* What is asked *
Transcribe the whole listing without a single picture.

* Provided data *

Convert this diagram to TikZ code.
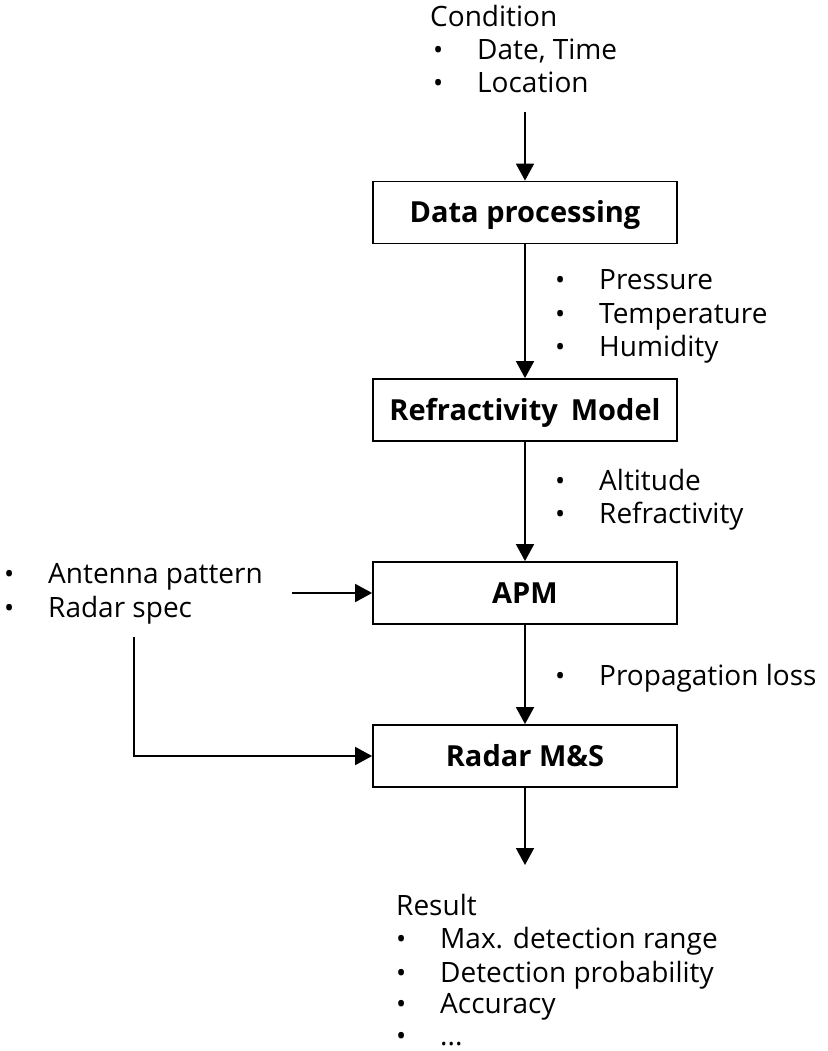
\documentclass[tikz,border=0pt]{standalone}
\usepackage{fontspec}
\setmainfont{Open Sans}
\usetikzlibrary{arrows.meta}
\newcommand\bl{\makebox[44pt][l]{\fontsize{27}{27}\selectfont •}}
\begin{document}
\begin{tikzpicture}[x=1pt,y=-1pt,
  box/.style={draw,line width=1.8pt,minimum width=304pt,minimum height=62pt,text height=20pt,text depth=0pt,inner sep=0pt,font=\bfseries\fontsize{29}{33}\selectfont},
  lbl/.style={anchor=base west,inner sep=0pt,font=\fontsize{28}{33}\selectfont},
  arr/.style={line width=1.8pt,-{Triangle[length=17pt,width=18pt]}}]
\useasboundingbox (0,0) rectangle (827,1051);
% boxes
\node[box] (dp) at (525,212.5) {Data processing};
\node[box] (rm) at (525,410) {Refractivity\hspace{0.45em}Model};
\node[box] (apm) at (525,593) {APM};
\node[box] (rms) at (525,756) {Radar M\&S};
% top input
\node[lbl] (cond) at (430,27) {Condition};
\node[lbl] (c1) at (433,60) {\bl Date, Time};
\node[lbl] (c2) at (433,93) {\bl Location};
% right lists
\node[lbl] (p1) at (555,289) {\bl Pressure};
\node[lbl] (p2) at (555,323) {\bl Temperature};
\node[lbl] (p3) at (555,356) {\bl Humidity};
\node[lbl] (a1) at (555,490) {\bl Altitude};
\node[lbl] (a2) at (555,523) {\bl Refractivity};
\node[lbl] (pl) at (555,685) {\bl Propagation loss};
% left list
\node[lbl] (ap) at (4,583) {\bl Antenna pattern};
\node[lbl] (rsp) at (4,617) {\bl Radar spec};
% result
\node[lbl] (res) at (396,915) {Result};
\node[lbl] (r1) at (396,948) {\bl Max. detection range};
\node[lbl] (r2) at (396,982) {\bl Detection probability};
\node[lbl] (r3) at (396,1013) {\bl Accuracy};
\node[lbl] (r4) at (396,1045) {\bl ...};
% connectors
\coordinate (cin) at (525,112);
\coordinate (rout) at (525,865);
\coordinate (ain) at (292,593);
\coordinate (rs) at (134,637);
\draw[arr] (cin) -- (dp.north);
\draw[arr] (dp) -- (rm);
\draw[arr] (rm) -- (apm);
\draw[arr] (apm) -- (rms);
\draw[arr] (rms) -- (rout);
\draw[arr] (ain) -- (apm.west);
\draw[arr] (rs) |- (rms.west);
\end{tikzpicture}
\end{document}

* Complete answer *
Convert this diagram to TikZ code.
\documentclass[tikz,border=0pt]{standalone}
\usepackage{fontspec}
\setmainfont{Open Sans}
\usetikzlibrary{arrows.meta}
\newcommand\bl{\makebox[44pt][l]{\fontsize{27}{27}\selectfont •}}
\begin{document}
\begin{tikzpicture}[x=1pt,y=-1pt,
  box/.style={draw,line width=1.8pt,minimum width=304pt,minimum height=62pt,text height=20pt,text depth=0pt,inner sep=0pt,font=\bfseries\fontsize{29}{33}\selectfont},
  lbl/.style={anchor=base west,inner sep=0pt,font=\fontsize{28}{33}\selectfont},
  arr/.style={line width=1.8pt,-{Triangle[length=17pt,width=18pt]}}]
\useasboundingbox (0,0) rectangle (827,1051);
% boxes
\node[box] (dp) at (525,212.5) {Data processing};
\node[box] (rm) at (525,410) {Refractivity\hspace{0.45em}Model};
\node[box] (apm) at (525,593) {APM};
\node[box] (rms) at (525,756) {Radar M\&S};
% top input
\node[lbl] (cond) at (430,27) {Condition};
\node[lbl] (c1) at (433,60) {\bl Date, Time};
\node[lbl] (c2) at (433,93) {\bl Location};
% right lists
\node[lbl] (p1) at (555,289) {\bl Pressure};
\node[lbl] (p2) at (555,323) {\bl Temperature};
\node[lbl] (p3) at (555,356) {\bl Humidity};
\node[lbl] (a1) at (555,490) {\bl Altitude};
\node[lbl] (a2) at (555,523) {\bl Refractivity};
\node[lbl] (pl) at (555,685) {\bl Propagation loss};
% left list
\node[lbl] (ap) at (4,583) {\bl Antenna pattern};
\node[lbl] (rsp) at (4,617) {\bl Radar spec};
% result
\node[lbl] (res) at (396,915) {Result};
\node[lbl] (r1) at (396,948) {\bl Max. detection range};
\node[lbl] (r2) at (396,982) {\bl Detection probability};
\node[lbl] (r3) at (396,1013) {\bl Accuracy};
\node[lbl] (r4) at (396,1045) {\bl ...};
% connectors
\coordinate (cin) at (525,112);
\coordinate (rout) at (525,865);
\coordinate (ain) at (292,593);
\coordinate (rs) at (134,637);
\draw[arr] (cin) -- (dp.north);
\draw[arr] (dp) -- (rm);
\draw[arr] (rm) -- (apm);
\draw[arr] (apm) -- (rms);
\draw[arr] (rms) -- (rout);
\draw[arr] (ain) -- (apm.west);
\draw[arr] (rs) |- (rms.west);
\end{tikzpicture}
\end{document}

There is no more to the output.